Source code of charts
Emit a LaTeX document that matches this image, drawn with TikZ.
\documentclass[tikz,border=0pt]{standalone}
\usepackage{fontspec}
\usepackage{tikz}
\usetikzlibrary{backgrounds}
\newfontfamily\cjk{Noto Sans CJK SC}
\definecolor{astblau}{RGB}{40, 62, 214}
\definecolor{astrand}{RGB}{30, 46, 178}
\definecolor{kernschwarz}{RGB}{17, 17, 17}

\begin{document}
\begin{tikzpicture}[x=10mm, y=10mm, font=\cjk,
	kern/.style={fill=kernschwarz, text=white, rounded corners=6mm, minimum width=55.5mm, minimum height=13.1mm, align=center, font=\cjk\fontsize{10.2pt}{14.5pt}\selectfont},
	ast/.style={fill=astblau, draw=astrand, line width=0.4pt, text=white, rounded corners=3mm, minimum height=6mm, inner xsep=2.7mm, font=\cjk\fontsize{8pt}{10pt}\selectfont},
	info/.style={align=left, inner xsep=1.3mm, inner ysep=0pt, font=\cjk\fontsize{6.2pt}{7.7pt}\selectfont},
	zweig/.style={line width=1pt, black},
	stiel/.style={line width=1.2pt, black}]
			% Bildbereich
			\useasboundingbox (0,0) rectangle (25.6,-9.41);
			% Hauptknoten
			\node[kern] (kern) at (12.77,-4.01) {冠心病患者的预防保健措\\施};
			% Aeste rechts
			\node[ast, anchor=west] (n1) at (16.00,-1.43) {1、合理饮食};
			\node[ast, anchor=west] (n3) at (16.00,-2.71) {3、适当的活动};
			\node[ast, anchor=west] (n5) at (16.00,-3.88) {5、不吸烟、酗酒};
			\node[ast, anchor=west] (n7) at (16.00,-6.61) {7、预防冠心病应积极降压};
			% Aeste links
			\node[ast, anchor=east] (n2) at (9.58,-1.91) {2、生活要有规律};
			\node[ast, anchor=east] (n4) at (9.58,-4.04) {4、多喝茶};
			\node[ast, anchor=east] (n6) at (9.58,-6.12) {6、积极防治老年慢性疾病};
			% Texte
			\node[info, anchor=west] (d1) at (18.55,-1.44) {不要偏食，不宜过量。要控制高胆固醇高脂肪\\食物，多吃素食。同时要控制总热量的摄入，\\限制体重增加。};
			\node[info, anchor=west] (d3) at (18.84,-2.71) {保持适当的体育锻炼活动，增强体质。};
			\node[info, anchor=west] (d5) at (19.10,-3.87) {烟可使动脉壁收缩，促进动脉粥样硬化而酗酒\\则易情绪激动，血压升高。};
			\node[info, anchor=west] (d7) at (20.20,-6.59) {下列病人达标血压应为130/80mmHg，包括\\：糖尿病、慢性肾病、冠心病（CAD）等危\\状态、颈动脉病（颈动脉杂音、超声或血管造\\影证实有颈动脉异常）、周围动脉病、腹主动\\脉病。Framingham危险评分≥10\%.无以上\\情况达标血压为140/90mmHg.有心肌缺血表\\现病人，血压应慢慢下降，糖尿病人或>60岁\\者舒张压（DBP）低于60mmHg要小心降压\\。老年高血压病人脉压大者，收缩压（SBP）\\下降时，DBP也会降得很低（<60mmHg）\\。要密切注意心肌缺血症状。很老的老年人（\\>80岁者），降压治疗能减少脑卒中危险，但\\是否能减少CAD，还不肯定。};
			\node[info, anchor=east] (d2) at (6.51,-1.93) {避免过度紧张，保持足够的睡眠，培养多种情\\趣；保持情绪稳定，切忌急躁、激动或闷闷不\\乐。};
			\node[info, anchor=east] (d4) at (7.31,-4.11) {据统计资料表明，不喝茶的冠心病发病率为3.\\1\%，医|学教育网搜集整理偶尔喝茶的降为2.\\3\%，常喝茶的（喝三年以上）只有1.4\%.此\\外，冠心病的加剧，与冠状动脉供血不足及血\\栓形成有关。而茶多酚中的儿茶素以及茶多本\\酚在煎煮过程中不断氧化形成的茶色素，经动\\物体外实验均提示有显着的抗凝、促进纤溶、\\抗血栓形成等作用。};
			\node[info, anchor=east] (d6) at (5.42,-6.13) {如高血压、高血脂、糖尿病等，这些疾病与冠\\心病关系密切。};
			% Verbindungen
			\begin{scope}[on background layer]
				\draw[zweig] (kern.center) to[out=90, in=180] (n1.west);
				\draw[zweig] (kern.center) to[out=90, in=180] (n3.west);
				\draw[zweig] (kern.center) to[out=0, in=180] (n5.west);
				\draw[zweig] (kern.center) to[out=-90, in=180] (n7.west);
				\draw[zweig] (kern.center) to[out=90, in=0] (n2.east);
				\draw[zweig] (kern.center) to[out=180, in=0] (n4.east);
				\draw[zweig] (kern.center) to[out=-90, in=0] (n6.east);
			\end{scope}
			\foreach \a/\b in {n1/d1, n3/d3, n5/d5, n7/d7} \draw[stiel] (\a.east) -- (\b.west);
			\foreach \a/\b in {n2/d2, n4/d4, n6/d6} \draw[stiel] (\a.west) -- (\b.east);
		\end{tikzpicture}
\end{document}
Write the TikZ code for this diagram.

The request> Out of the material above, select every line that holds the string "this".

Reply to the task>
Emit a LaTeX document that matches this image, drawn with TikZ.
Write the TikZ code for this diagram.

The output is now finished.